**Data**
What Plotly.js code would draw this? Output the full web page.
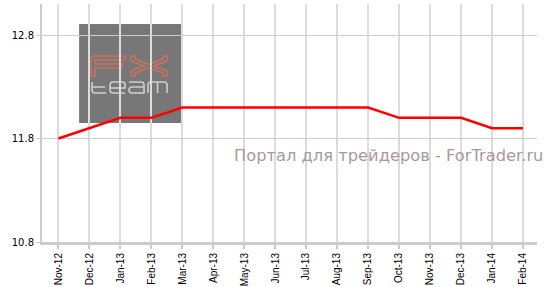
<!DOCTYPE html>
<html>
<head>
<meta charset="utf-8">
<script src="https://cdn.plot.ly/plotly-3.0.1.min.js"></script>
<style>html,body{margin:0;padding:0;background:#fff;}#chart{width:549px;height:287px;}</style>
</head>
<body>
<div id="chart"></div>
<script>
var categories = ["Nov-12","Dec-12","Jan-13","Feb-13","Mar-13","Apr-13","May-13","Jun-13","Jul-13","Aug-13","Sep-13","Oct-13","Nov-13","Dec-13","Jan-14","Feb-14"];
var values = [11.8, 11.9, 12.0, 12.0, 12.1, 12.1, 12.1, 12.1, 12.1, 12.1, 12.1, 12.0, 12.0, 12.0, 11.9, 11.9];
var yTicks = [10.8, 11.8, 12.8];
var watermarkText = "Портал для трейдеров - ForTrader.ru";

var logoSvg = '<svg xmlns="http://www.w3.org/2000/svg" width="102" height="99" viewBox="0 0 102 99">' +
  '<rect x="0" y="0" width="102" height="99" fill="#777777"/>' +
  '<path d="M12,52 V35 Q12,32 15,32 H46 V36 H16 V40 H43 V44 H16 V52 Z" fill="none" stroke="#d0705e" stroke-width="1.5"/>' +
  '<path d="M52,32 H56 V35 L70,40.5 L84,35 V32 H88 V37 L75,42 L88,47 V52 H84 V49 L70,43.5 L56,49 V52 H52 V47 L65,42 L52,37 Z" fill="none" stroke="#d0705e" stroke-width="1.5"/>' +
  '<g fill="none" stroke="#cfcfcf" stroke-width="1.6">' +
  '<path d="M13,58 V66 Q13,69 16,69 H27 M12,63 H26"/>' +
  '<path d="M31,64 H46 V61 Q46,58 43,58 H34 Q31,58 31,61 V66 Q31,69 34,69 H46"/>' +
  '<path d="M50,58 H62 Q65,58 65,61 V69 H53 Q50,69 50,66 V66 Q50,63 53,63 H65"/>' +
  '<path d="M69,69 V61 Q69,58 72,58 H85 Q88,58 88,61 V69 M78.5,58 V69"/>' +
  '</g></svg>';

var trace = {
  x: categories,
  y: values,
  type: 'scatter',
  mode: 'lines',
  line: {color: '#ff0000', width: 2.5},
  hoverinfo: 'skip'
};

var layout = {
  width: 549,
  height: 287,
  margin: {l: 42, r: 12, t: 4, b: 45, pad: 0},
  paper_bgcolor: '#ffffff',
  plot_bgcolor: '#ffffff',
  showlegend: false,
  xaxis: {
    type: 'category',
    range: [-0.53, 15.45],
    tickangle: -90,
    tickfont: {family: 'Liberation Sans, Arial, sans-serif', size: 10, color: '#000'},
    showgrid: true,
    gridcolor: '#dcdcdc',
    gridwidth: 2,
    showline: true,
    linecolor: '#cccccc',
    linewidth: 3,
    ticks: 'outside',
    ticklen: 4,
    tickcolor: '#cccccc',
    tickwidth: 2,
    zeroline: false,
    fixedrange: true
  },
  yaxis: {
    range: [10.8, 13.1],
    tickvals: yTicks,
    ticktext: yTicks.map(function(v){return v.toFixed(1);}),
    tickfont: {family: 'DejaVu Sans, Verdana, sans-serif', size: 10, color: '#000'},
    showgrid: true,
    gridcolor: '#cccccc',
    gridwidth: 1,
    showline: true,
    linecolor: '#cccccc',
    linewidth: 2,
    ticks: 'outside',
    ticklen: 4,
    tickcolor: '#cccccc',
    zeroline: false,
    fixedrange: true
  },
  images: [{
    source: 'data:image/svg+xml;charset=utf-8,' + encodeURIComponent(logoSvg),
    xref: 'x', yref: 'y',
    x: (79 - 58.3) / 31, y: 10.8 + (242 - 24) / 103.5,
    sizex: 102 / 31, sizey: 99 / 103.5,
    xanchor: 'left', yanchor: 'top',
    sizing: 'stretch',
    layer: 'below'
  }],
  annotations: [{
    text: watermarkText,
    xref: 'paper', yref: 'paper',
    x: (232 - 42) / 495, y: (242 - 155) / 238,
    xanchor: 'left', yanchor: 'middle',
    showarrow: false,
    font: {family: 'DejaVu Sans, Verdana, sans-serif', size: 16.3, color: '#a99999'}
  }]
};

Plotly.newPlot('chart', [trace], layout, {displayModeBar: false, staticPlot: true});
</script>
</body>
</html>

**Goal**
Except for the pictures, reproduce every line exactly.

**Answer to the problem**
What Plotly.js code would draw this? Output the full web page.
<!DOCTYPE html>
<html>
<head>
<meta charset="utf-8">
<script src="https://cdn.plot.ly/plotly-3.0.1.min.js"></script>
<style>html,body{margin:0;padding:0;background:#fff;}#chart{width:549px;height:287px;}</style>
</head>
<body>
<div id="chart"></div>
<script>
var categories = ["Nov-12","Dec-12","Jan-13","Feb-13","Mar-13","Apr-13","May-13","Jun-13","Jul-13","Aug-13","Sep-13","Oct-13","Nov-13","Dec-13","Jan-14","Feb-14"];
var values = [11.8, 11.9, 12.0, 12.0, 12.1, 12.1, 12.1, 12.1, 12.1, 12.1, 12.1, 12.0, 12.0, 12.0, 11.9, 11.9];
var yTicks = [10.8, 11.8, 12.8];
var watermarkText = "Портал для трейдеров - ForTrader.ru";

var logoSvg = '<svg xmlns="http://www.w3.org/2000/svg" width="102" height="99" viewBox="0 0 102 99">' +
  '<rect x="0" y="0" width="102" height="99" fill="#777777"/>' +
  '<path d="M12,52 V35 Q12,32 15,32 H46 V36 H16 V40 H43 V44 H16 V52 Z" fill="none" stroke="#d0705e" stroke-width="1.5"/>' +
  '<path d="M52,32 H56 V35 L70,40.5 L84,35 V32 H88 V37 L75,42 L88,47 V52 H84 V49 L70,43.5 L56,49 V52 H52 V47 L65,42 L52,37 Z" fill="none" stroke="#d0705e" stroke-width="1.5"/>' +
  '<g fill="none" stroke="#cfcfcf" stroke-width="1.6">' +
  '<path d="M13,58 V66 Q13,69 16,69 H27 M12,63 H26"/>' +
  '<path d="M31,64 H46 V61 Q46,58 43,58 H34 Q31,58 31,61 V66 Q31,69 34,69 H46"/>' +
  '<path d="M50,58 H62 Q65,58 65,61 V69 H53 Q50,69 50,66 V66 Q50,63 53,63 H65"/>' +
  '<path d="M69,69 V61 Q69,58 72,58 H85 Q88,58 88,61 V69 M78.5,58 V69"/>' +
  '</g></svg>';

var trace = {
  x: categories,
  y: values,
  type: 'scatter',
  mode: 'lines',
  line: {color: '#ff0000', width: 2.5},
  hoverinfo: 'skip'
};

var layout = {
  width: 549,
  height: 287,
  margin: {l: 42, r: 12, t: 4, b: 45, pad: 0},
  paper_bgcolor: '#ffffff',
  plot_bgcolor: '#ffffff',
  showlegend: false,
  xaxis: {
    type: 'category',
    range: [-0.53, 15.45],
    tickangle: -90,
    tickfont: {family: 'Liberation Sans, Arial, sans-serif', size: 10, color: '#000'},
    showgrid: true,
    gridcolor: '#dcdcdc',
    gridwidth: 2,
    showline: true,
    linecolor: '#cccccc',
    linewidth: 3,
    ticks: 'outside',
    ticklen: 4,
    tickcolor: '#cccccc',
    tickwidth: 2,
    zeroline: false,
    fixedrange: true
  },
  yaxis: {
    range: [10.8, 13.1],
    tickvals: yTicks,
    ticktext: yTicks.map(function(v){return v.toFixed(1);}),
    tickfont: {family: 'DejaVu Sans, Verdana, sans-serif', size: 10, color: '#000'},
    showgrid: true,
    gridcolor: '#cccccc',
    gridwidth: 1,
    showline: true,
    linecolor: '#cccccc',
    linewidth: 2,
    ticks: 'outside',
    ticklen: 4,
    tickcolor: '#cccccc',
    zeroline: false,
    fixedrange: true
  },
  images: [{
    source: 'data:image/svg+xml;charset=utf-8,' + encodeURIComponent(logoSvg),
    xref: 'x', yref: 'y',
    x: (79 - 58.3) / 31, y: 10.8 + (242 - 24) / 103.5,
    sizex: 102 / 31, sizey: 99 / 103.5,
    xanchor: 'left', yanchor: 'top',
    sizing: 'stretch',
    layer: 'below'
  }],
  annotations: [{
    text: watermarkText,
    xref: 'paper', yref: 'paper',
    x: (232 - 42) / 495, y: (242 - 155) / 238,
    xanchor: 'left', yanchor: 'middle',
    showarrow: false,
    font: {family: 'DejaVu Sans, Verdana, sans-serif', size: 16.3, color: '#a99999'}
  }]
};

Plotly.newPlot('chart', [trace], layout, {displayModeBar: false, staticPlot: true});
</script>
</body>
</html>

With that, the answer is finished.